Native crashes are harder because the .NET handlers never see them. An access violation in the C++ core or a native plugin terminates the process, and on Windows you may get a minidump if you have configured one. The most actionable signal you can attach from the managed side is a breadcrumb trail: log the last few significant actions, the active scene, and the most recent script calls into native systems, so that when the process dies you at least know what it was doing.

GPU driver faults deserve special attention. Flax targets Vulkan and Direct3D, and a shader compile failure, a device removal, or a driver bug can present as a native crash that clusters on particular hardware. Recording the renderer backend, GPU model, and driver version with every session means a wave of native faults can be traced to one driver family. You cannot always get a clean callstack from native code, but context and breadcrumbs make even an address-only crash narrowable to a subsystem.

Context that makes Flax crashes tractable

Regardless of layer, the same context fields turn noise into signal. Capture the Flax Engine version and your build version, the platform and OS, the GPU and driver, available memory, and the active scene or level. Because Flax exposes source, your engine version matters more than in a black-box engine: a crash on one Flax build may be fixed in the next, and knowing the exact version stops you chasing a bug the engine team already closed.

Add gameplay-specific custom fields that match how your game is structured: the current objective, save slot, or game mode. For a physics-heavy title, the number of active rigid bodies at crash time can explain a native physics fault. The goal is that every report, managed or native, carries enough about the world state that you can reconstruct the scenario without a video. That context is what separates a fixable Flax crash from a one-line mystery you file under cannot reproduce.

Setting it up with Bugnet

Bugnet handles the Flax split naturally because you feed it from both layers. From your managed handlers you send the C# exception, inner exceptions, and stack trace along with scene and actor context, so it arrives as a readable crash. For native faults, you flush the breadcrumb trail and platform context you have been accumulating, so even an address-only access violation lands with the subsystem, GPU, and last actions attached. An in-game report button lets players flag non-fatal glitches while Bugnet captures the current scene and state automatically.

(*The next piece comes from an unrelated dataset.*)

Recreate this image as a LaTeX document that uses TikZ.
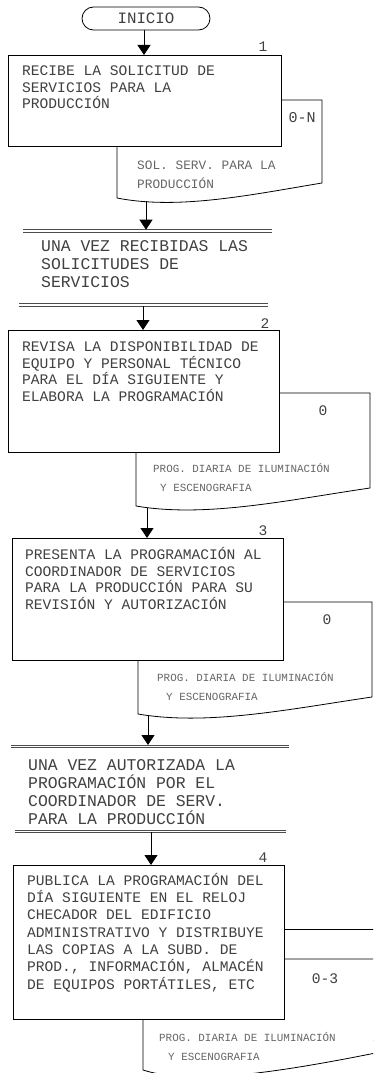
\documentclass[tikz,border=0pt]{standalone}
\usepackage{fontspec}
\newfontfamily\cour{Liberation Mono}
\usetikzlibrary{arrows.meta}
\lineskiplimit=-20pt
\tikzset{
  box/.style={draw=black, fill=white, line width=0.8pt, rectangle, inner sep=0pt, anchor=north west},
  doc/.style={draw=black, fill=white, line width=0.8pt},
  arr/.style={line width=0.8pt, -{Triangle[width=13pt,length=10pt]}},
  dbl/.style={line width=0.8pt, draw=black!70},
  btxt/.style={anchor=north west, inner sep=0pt, align=left, text=black!75,
    font=\cour\fontsize{14.6}{16.8}\selectfont},
  ctxt/.style={anchor=north west, inner sep=0pt, align=left, text=black!75,
    font=\cour\fontsize{16.4}{18}\selectfont},
  dtxt/.style={anchor=base west, inner sep=0pt, text=black!60, font=\cour\fontsize{10.9}{13}\selectfont},
  dtxtb/.style={anchor=base west, inner sep=0pt, text=black!60, font=\cour\fontsize{12.8}{15}\selectfont},
  num/.style={anchor=base, inner sep=0pt, text=black!75, font=\cour\fontsize{14.6}{16}\selectfont},
  term/.style={draw=black, fill=white, line width=0.8pt, rounded corners=11.5pt,
    minimum width=128pt, minimum height=23pt, inner sep=0pt, text=black!75,
    font=\cour\fontsize{15.8}{18}\selectfont},
}
\begin{document}
\begin{tikzpicture}[x=1pt,y=-1pt]
\useasboundingbox (0,0) rectangle (373,1073);
\clip (0,0) rectangle (373,1073);

% ---------- start
\node[term] (ini) at (146,18.5) {INICIO};

% ---------- step 1
\draw[doc] (117,100) -- (322,100) -- (322,183) .. controls (250,195) and (178,210) .. (117,198) -- cycle;
\node[box, minimum width=273pt, minimum height=91pt] (b1) at (8,55) {};
\node[btxt] (t1) at (22,59) {\rule{0pt}{16pt}RECIBE LA SOLICITUD DE\\SERVICIOS PARA LA\\PRODUCCIÓN};
\node[num] (n1) at (263,51.7) {1};
\node[num, font=\cour\fontsize{15}{16}\selectfont] (q1) at (302,122) {0-N};
\node[dtxtb] (d1a) at (137,169.6) {SOL. SERV. PARA LA};
\node[dtxtb] (d1b) at (137,188.6) {PRODUCCIÓN};
\coordinate (d1) at (146,201);
\coordinate (a1) at (144,30);
\draw[arr] (a1) -- (a1 |- b1.north);

% ---------- connector text 1
\coordinate (dl1a) at (23,229.7); \coordinate (dl1b) at (272,229.7);
\coordinate (dl1c) at (23,232);   \coordinate (dl1d) at (272,232);
\draw[dbl] (dl1a) -- (dl1b);
\draw[dbl] (dl1c) -- (dl1d);
\coordinate (dl1m) at (146,229.7);
\draw[arr] (d1) -- (dl1m);
\node[ctxt] (c1) at (41,235.7) {\rule{0pt}{16pt}UNA VEZ RECIBIDAS LAS\\SOLICITUDES DE\\SERVICIOS};
\coordinate (dl2a) at (19,303.7); \coordinate (dl2b) at (268,303.7);
\coordinate (dl2c) at (19,306);   \coordinate (dl2d) at (268,306);
\draw[dbl] (dl2a) -- (dl2b);
\draw[dbl] (dl2c) -- (dl2d);
\coordinate (dl2m) at (143,306);

% ---------- step 2
\draw[doc] (136,393) -- (370,393) -- (370,488) .. controls (288,500) and (206,518) .. (136,506) -- cycle;
\node[box, minimum width=271pt, minimum height=122pt] (b2) at (8,330) {};
\node[btxt] (t2) at (22,335) {\rule{0pt}{16pt}REVISA LA DISPONIBILIDAD DE\\EQUIPO Y PERSONAL TÉCNICO\\PARA EL DÍA SIGUIENTE Y\\ELABORA LA PROGRAMACIÓN};
\node[num] (n2) at (265,328) {2};
\node[num] (q2) at (323,415) {0};
\node[dtxt] (d2a) at (153,472.2) {PROG. DIARIA DE ILUMINACIÓN};
\node[dtxt] (d2b) at (160,491.2) {Y ESCENOGRAFIA};
\coordinate (d2) at (147,508);
\draw[arr] (dl2m) -- (dl2m |- b2.north);

% ---------- step 3
\draw[doc] (138,602) -- (372,602) -- (372,697) .. controls (290,709) and (208,726) .. (138,714) -- cycle;
\node[box, minimum width=271pt, minimum height=122pt] (b3) at (12,538) {};
\node[btxt] (t3) at (25,543) {\rule{0pt}{16pt}PRESENTA LA PROGRAMACIÓN AL\\COORDINADOR DE SERVICIOS\\PARA LA PRODUCCIÓN PARA SU\\REVISIÓN Y AUTORIZACIÓN};
\node[num] (n3) at (263,535) {3};
\node[num] (q3) at (327,624) {0};
\node[dtxt] (d3a) at (157,681.2) {PROG. DIARIA DE ILUMINACIÓN};
\node[dtxt] (d3b) at (166,700.2) {Y ESCENOGRAFIA};
\coordinate (d3) at (148,716);
\draw[arr] (d2) -- (d2 |- b3.north);

% ---------- connector text 2
\coordinate (dl3a) at (11,745);   \coordinate (dl3b) at (289,745);
\coordinate (dl3c) at (11,747.3); \coordinate (dl3d) at (289,747.3);
\draw[dbl] (dl3a) -- (dl3b);
\draw[dbl] (dl3c) -- (dl3d);
\coordinate (dl3m) at (148,745);
\draw[arr] (d3) -- (dl3m);
\node[ctxt, font=\cour\fontsize{16.4}{17.9}\selectfont] (c2) at (28,754.7) {\rule{0pt}{16pt}UNA VEZ AUTORIZADA LA\\PROGRAMACIÓN POR EL\\COORDINADOR DE SERV.\\PARA LA PRODUCCIÓN};
\coordinate (dl4a) at (15,830);   \coordinate (dl4b) at (286,830);
\coordinate (dl4c) at (15,832.3); \coordinate (dl4d) at (286,832.3);
\draw[dbl] (dl4a) -- (dl4b);
\draw[dbl] (dl4c) -- (dl4d);
\coordinate (dl4m) at (151,832.3);

% ---------- step 4
\draw[doc] (150,929) -- (400,929) -- (400,1040) -- (150,1040) -- cycle;
\draw[doc] (143,959) -- (400,959) -- (400,1048) .. controls (270,1075) and (190,1085) .. (143,1070) -- cycle;
\node[box, minimum width=271pt, minimum height=154pt] (b4) at (13,865) {};
\node[btxt, font=\cour\fontsize{14.6}{17.3}\selectfont] (t4) at (27,869) {\rule{0pt}{16pt}PUBLICA LA PROGRAMACIÓN DEL\\DÍA SIGUIENTE EN EL RELOJ\\CHECADOR DEL EDIFICIO\\ADMINISTRATIVO Y DISTRIBUYE\\LAS COPIAS A LA SUBD. DE\\PROD., INFORMACIÓN, ALMACÉN\\DE EQUIPOS PORTÁTILES, ETC};
\node[num] (n4) at (263,862) {4};
\node[num] (q4) at (325,983) {0-3};
\node[dtxt] (d4a) at (159,1041.2) {PROG. DIARIA DE ILUMINACIÓN};
\node[dtxt] (d4b) at (168,1060.2) {Y ESCENOGRAFIA};
\draw[arr] (dl4m) -- (dl4m |- b4.north);
\end{tikzpicture}
\end{document}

On the dashboard, Bugnet groups duplicate reports into single issues with occurrence counts, so a NullReferenceException hitting many players is one ranked item, and a native fault clustering on a Vulkan driver is another. Custom fields for engine version, GPU, and game mode let you filter to see whether a crash is managed logic you own or a native issue tied to hardware or a Flax version. That separation is exactly what the dual-layer engine demands, and it keeps you fixing the crashes you can actually reach first.

A workflow for a source-available engine

Because Flax ships source, your crash workflow should include version discipline. Pin the engine version per release, note it in every report, and when you update Flax, watch whether known crash signatures disappear. That feedback loop tells you which native faults were engine bugs versus your own, and it keeps you from rewriting working code to dodge a problem an engine update already solved. Treat the managed crashes as your responsibility and the native ones as a triage decision between your plugin code, the engine, and drivers.

Before shipping, deliberately trigger one managed exception and one native fault on each platform you target and confirm both reach your dashboard with context intact. Test GPU paths on more than one vendor, since native rendering crashes love to hide on a single driver. With both layers reporting, grouped and tagged by version and hardware, a young engine like Flax becomes far less risky to ship on, because your post-launch picture is a prioritized list instead of a guess.

Flax crashes live in two worlds: managed C# and native C++. Capture each on its own terms, tag the engine version, and grouping will tell you which world to fix.